It’s a cold rainy day today. Yes, rainy, not snowy… The weather outside my window is NOT winter-like at all. But it’s perfect for cooking!
So I decided to make ourselves a tasty batch of caramel fudge. My hubby came up with the amazing idea of adding some ginger to these. It turned out to be a great addition that gave the fudge a nice little kick. Really good!
This fudge has a lovely firm, smooth, creamy texture and a rich, sweet, gingery caramel flavor. I love the melt-in-the-mouth feeling that this dessert provides! Yum!!
This recipe is relatively easy and the result is very tasty.

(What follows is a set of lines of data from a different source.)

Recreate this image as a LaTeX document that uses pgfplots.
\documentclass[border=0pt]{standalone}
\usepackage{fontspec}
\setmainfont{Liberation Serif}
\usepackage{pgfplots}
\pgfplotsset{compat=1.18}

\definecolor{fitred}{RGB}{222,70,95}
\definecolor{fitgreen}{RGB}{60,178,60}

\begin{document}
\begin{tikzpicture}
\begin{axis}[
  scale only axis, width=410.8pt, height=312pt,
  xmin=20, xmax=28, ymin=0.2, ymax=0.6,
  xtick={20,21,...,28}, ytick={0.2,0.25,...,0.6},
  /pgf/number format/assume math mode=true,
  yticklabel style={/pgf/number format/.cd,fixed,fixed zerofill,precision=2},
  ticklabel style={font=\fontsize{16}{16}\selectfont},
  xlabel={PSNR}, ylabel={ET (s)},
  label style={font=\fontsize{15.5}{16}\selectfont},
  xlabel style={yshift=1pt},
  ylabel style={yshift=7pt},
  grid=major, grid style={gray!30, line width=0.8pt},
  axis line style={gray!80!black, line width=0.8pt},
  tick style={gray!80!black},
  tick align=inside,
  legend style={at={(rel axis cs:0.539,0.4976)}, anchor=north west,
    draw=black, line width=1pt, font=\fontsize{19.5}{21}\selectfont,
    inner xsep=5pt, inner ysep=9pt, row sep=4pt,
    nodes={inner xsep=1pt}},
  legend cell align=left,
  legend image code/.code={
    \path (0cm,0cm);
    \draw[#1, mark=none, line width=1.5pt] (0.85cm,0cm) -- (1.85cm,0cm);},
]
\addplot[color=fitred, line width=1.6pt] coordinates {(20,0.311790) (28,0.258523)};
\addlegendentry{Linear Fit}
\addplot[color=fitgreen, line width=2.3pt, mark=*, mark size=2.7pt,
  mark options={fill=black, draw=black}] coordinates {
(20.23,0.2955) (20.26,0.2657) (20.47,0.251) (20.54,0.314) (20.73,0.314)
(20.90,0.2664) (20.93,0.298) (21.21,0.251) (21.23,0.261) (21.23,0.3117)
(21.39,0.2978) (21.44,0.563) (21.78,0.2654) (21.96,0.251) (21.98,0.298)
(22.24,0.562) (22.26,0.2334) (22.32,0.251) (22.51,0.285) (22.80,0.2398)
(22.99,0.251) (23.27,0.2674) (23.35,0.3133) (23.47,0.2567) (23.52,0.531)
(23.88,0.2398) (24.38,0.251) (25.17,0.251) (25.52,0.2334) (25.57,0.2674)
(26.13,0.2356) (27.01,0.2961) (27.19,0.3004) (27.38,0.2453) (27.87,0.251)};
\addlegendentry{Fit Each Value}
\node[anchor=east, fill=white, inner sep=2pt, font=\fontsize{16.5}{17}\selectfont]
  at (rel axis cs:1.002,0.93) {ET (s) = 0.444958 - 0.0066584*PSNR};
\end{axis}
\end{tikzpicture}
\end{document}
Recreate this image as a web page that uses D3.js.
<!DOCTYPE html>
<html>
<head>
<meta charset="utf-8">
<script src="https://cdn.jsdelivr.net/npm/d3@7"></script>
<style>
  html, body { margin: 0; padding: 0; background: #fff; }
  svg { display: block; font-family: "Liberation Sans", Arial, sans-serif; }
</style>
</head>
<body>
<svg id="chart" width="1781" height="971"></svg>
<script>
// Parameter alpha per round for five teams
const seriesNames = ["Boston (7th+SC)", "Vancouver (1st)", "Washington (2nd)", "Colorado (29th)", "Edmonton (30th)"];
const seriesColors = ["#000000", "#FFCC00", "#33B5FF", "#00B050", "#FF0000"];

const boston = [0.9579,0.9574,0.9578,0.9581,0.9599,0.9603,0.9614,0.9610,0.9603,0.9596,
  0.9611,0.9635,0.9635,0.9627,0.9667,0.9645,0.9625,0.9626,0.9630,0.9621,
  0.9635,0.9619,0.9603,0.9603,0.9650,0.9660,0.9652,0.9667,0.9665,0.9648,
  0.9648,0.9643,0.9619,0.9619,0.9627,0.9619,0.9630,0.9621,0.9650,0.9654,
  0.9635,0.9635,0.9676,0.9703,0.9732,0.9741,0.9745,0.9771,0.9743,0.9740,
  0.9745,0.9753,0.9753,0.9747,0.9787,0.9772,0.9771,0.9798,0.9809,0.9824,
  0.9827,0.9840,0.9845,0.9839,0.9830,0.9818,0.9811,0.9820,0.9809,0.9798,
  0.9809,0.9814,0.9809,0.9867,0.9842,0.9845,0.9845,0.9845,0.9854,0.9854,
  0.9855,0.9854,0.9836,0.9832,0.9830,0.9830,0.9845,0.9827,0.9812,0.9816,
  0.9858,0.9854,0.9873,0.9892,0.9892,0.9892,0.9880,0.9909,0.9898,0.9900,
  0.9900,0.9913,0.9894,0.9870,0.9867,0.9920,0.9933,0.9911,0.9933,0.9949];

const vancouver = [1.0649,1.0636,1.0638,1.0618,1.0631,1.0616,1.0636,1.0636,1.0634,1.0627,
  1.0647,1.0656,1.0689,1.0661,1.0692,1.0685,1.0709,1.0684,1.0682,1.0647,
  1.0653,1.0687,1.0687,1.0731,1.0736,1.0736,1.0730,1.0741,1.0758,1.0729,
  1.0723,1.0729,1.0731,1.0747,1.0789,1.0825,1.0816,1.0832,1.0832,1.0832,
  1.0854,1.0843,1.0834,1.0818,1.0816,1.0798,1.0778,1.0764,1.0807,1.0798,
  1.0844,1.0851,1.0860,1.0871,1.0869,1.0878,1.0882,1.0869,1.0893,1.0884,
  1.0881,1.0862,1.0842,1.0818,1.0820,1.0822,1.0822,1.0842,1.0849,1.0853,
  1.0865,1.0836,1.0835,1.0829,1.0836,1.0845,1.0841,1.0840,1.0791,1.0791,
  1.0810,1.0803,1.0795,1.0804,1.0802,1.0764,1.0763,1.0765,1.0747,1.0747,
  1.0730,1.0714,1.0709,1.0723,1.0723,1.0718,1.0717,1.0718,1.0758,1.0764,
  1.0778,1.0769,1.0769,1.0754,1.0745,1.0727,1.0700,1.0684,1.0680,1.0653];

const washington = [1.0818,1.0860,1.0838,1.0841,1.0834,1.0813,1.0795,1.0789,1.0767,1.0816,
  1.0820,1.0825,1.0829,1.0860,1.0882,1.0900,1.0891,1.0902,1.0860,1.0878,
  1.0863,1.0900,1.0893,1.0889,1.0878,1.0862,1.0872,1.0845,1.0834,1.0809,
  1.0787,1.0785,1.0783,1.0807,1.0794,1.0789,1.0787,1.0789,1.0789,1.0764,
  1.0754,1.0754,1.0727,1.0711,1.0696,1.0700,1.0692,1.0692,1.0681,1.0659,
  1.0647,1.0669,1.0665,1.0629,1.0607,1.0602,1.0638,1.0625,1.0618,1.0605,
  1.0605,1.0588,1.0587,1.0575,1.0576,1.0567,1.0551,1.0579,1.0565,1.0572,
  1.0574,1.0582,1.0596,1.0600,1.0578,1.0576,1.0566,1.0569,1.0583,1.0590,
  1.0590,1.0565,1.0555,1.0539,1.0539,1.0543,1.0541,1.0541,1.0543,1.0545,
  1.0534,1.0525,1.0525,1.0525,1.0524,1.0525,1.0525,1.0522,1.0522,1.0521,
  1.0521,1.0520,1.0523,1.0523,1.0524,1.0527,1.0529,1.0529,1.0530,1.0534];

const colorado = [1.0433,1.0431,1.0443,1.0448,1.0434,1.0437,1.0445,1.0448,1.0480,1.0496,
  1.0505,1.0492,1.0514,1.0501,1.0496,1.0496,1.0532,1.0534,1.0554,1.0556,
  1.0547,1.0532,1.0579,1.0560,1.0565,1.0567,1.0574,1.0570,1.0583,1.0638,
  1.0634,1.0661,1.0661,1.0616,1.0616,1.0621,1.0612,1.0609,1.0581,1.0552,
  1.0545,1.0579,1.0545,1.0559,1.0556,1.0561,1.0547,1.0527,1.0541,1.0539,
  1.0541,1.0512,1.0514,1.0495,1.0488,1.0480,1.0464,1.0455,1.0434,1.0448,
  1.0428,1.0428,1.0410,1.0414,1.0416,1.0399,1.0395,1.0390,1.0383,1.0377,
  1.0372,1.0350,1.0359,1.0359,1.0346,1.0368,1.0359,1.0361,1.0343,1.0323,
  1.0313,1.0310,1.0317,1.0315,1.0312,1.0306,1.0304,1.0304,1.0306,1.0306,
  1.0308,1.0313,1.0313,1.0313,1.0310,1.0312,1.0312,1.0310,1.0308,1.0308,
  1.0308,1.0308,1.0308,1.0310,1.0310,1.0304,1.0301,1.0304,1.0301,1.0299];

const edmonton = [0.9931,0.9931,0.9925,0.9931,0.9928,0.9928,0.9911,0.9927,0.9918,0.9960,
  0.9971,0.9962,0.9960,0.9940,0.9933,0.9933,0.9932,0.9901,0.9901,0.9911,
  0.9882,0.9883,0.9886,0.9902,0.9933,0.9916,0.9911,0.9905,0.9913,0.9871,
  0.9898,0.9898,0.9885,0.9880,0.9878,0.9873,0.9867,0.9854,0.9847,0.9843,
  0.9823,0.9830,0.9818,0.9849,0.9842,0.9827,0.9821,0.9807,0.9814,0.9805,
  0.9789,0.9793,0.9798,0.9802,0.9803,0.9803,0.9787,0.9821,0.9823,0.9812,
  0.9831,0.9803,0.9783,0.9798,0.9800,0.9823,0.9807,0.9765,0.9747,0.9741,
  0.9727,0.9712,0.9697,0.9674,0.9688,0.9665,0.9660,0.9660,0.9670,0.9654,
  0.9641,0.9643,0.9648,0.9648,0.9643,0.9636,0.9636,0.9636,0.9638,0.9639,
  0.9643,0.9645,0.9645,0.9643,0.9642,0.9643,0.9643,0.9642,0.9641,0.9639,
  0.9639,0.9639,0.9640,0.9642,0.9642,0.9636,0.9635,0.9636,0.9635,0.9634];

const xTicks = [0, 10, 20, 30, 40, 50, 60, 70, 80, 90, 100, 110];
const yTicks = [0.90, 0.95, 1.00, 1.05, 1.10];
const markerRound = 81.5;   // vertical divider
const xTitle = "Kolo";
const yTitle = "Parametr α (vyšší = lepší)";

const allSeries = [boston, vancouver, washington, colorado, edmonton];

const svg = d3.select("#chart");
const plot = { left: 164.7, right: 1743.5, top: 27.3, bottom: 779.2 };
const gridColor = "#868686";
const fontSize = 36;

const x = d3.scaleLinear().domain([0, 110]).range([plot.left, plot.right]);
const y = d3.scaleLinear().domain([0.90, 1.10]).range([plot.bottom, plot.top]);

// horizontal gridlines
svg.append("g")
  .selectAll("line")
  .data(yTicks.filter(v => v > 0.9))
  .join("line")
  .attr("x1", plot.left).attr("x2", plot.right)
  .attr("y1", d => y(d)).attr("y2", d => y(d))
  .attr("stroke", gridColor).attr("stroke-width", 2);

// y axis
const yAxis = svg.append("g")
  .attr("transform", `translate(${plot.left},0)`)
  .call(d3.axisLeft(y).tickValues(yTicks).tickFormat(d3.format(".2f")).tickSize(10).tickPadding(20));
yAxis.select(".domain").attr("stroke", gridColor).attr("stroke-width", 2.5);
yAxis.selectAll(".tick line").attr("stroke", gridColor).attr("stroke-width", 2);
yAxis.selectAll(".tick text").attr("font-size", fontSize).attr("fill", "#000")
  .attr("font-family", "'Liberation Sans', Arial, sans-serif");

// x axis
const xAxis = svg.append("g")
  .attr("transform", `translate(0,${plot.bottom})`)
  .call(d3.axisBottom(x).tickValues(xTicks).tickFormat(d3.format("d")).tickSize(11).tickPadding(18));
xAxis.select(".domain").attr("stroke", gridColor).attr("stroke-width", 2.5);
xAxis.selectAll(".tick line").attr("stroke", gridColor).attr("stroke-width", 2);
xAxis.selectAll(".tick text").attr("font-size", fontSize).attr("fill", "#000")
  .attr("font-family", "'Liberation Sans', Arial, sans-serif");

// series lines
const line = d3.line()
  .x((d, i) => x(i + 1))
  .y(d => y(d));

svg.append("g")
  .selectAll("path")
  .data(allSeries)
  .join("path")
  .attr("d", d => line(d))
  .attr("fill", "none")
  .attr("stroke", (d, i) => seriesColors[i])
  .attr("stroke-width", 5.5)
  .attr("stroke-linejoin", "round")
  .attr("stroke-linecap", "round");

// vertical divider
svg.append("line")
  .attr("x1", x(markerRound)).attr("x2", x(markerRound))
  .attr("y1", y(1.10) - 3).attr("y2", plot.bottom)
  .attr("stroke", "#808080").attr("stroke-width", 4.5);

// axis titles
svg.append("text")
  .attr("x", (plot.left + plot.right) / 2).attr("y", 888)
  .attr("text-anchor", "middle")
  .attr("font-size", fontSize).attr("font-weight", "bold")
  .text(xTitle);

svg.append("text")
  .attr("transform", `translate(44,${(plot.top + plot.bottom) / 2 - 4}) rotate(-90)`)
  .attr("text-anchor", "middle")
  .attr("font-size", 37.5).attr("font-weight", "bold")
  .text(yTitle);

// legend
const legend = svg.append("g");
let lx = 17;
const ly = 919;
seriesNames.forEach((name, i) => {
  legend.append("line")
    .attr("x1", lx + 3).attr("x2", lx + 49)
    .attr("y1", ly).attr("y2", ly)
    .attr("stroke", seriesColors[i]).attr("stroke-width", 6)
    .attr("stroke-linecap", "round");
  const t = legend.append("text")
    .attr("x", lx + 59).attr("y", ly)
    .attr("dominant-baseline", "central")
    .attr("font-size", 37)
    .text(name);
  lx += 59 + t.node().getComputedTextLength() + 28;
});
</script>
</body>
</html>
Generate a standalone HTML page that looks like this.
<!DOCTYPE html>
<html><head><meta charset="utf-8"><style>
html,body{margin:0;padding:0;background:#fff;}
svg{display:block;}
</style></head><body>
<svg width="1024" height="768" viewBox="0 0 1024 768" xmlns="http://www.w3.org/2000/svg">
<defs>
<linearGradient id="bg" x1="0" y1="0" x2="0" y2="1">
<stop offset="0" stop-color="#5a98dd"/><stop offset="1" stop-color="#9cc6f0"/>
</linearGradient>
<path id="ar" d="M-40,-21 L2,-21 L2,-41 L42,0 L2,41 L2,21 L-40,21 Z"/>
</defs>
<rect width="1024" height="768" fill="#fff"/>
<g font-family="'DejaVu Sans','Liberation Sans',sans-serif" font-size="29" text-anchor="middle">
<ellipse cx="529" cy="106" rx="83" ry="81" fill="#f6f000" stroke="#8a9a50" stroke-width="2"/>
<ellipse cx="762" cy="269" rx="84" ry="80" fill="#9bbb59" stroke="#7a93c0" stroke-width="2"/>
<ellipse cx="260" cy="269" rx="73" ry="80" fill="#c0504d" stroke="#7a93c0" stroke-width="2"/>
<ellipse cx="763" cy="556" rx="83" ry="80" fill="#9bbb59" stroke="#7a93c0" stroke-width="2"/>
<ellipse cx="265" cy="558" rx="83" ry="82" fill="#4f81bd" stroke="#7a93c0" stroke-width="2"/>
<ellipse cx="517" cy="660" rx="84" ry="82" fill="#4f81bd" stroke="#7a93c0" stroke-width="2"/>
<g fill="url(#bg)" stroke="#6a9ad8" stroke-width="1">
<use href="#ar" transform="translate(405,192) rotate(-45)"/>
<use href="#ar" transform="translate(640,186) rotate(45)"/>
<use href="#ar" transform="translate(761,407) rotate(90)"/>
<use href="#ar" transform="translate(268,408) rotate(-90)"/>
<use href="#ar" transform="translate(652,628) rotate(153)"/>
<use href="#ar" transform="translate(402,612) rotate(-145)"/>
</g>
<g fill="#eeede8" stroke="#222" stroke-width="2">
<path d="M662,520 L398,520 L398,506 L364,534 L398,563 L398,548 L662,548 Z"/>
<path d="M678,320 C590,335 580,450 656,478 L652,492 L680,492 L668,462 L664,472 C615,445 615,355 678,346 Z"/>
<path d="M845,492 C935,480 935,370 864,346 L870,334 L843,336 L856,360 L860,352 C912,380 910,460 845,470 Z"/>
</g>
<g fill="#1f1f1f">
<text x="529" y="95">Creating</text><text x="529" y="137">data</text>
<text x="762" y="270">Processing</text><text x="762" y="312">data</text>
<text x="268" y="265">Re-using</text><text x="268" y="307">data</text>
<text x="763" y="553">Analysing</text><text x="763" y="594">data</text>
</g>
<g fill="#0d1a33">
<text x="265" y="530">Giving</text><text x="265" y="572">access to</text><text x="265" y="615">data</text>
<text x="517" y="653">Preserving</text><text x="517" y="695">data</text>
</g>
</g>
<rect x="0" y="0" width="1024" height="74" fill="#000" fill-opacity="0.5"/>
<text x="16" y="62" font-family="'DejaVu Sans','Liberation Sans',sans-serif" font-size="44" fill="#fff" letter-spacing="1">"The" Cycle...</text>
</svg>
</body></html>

I didn’t use a candy thermometer and it turned out great – like I wanted.
In fact, these little guys are disappearing rather quickly. They’re so good that you can’t have just one… 😉
- 1 cup unsalted butter
- 1 1/2 cups brown sugar
- 2 tablespoons golden syrup
- 1 14 oz. (400ml) can sweetened condensed milk
- 1/2 teaspoon salt
- 1 1/2 teaspoons ground ginger
- 5 oz. (140g) white chocolate , chopped finely
Lightly grease an 8x8" baking pan and line with parchment paper with overhangs on opposite sides. Set aside.
Melt the butter in a medium saucepan. Remove from the heat. Add the brown sugar, golden syrup, condensed milk and stir until combined with the butter. Return the saucepan to a low heat and cook for 10-12 minutes constantly stirring, until the sugar has dissolved (DO NOT BOIL). Stir in the salt and ginger.
Remove from the heat and add the white chocolate. Stir until combined and the chocolate has melted. The fudge will start to set quite quickly, so immediately pour into your prepared pan, then spread evenly with the back of a spoon. Allow to cool briefly, then place in the refrigerator to cool completely and become firm (at least 2 hours).
Cut into small pieces to serve.
Keep the fudge in an airtight container in the refrigerator for up to 1 week.